Before coming to UCF, Holladay spent more than three decades in the semiconductor industry, working in both manufacturing and research and development. Now he is leading the charge with the university partners to create what UCF President John C. Hitt said will be an economic game changer for the entire region.
The center is expected to have 250 high-tech jobs when it opens next year, and the Metro Orlando Economic Development Commission says the facility could attract up to 80,000 high-wage jobs in the years to come.
Osceola has agreed to invest $87 million for construction and equipment, for a total contribution of nearly $138 million. UCF is committed to provide $10 million from non-state and non-tuition sources to help build the center, and another $7 million for faculty hires.
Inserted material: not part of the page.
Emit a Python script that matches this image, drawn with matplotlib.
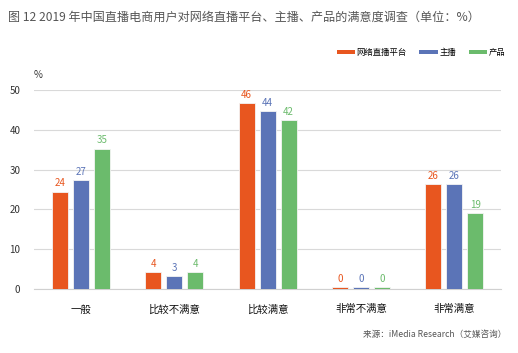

The university will lease the center for $1 a year and operate the 100,000-square-foot facility.
Another boost to the center could come later this year in the form of a $220 million federal initiative to build an Integrated Photonics Institute for Manufacturing Innovation. UCF is leading a team of industry partners and four other universities to create that institute at the Osceola smart-sensor facility should it win the federal bid.
The institute would provide for testing, workforce development, assembly and other functions for the photonics industry. The Department of Defense is expected to award $110 million for the project later this year, to be matched by investment from institutions and industry.
The consortium is one of three selected by the Department of Defense to submit proposals. The other two groups chosen are the Research Foundation for the State University of New York and The University of Southern California’s Information Sciences Institute.
“Dr. Hitt’s goal is to be the leading industry partner, and this is a perfect linkage to that,” Holladay said. “This will enable a lot of other emerging technologies, and this is going to help mankind in a lot of areas.”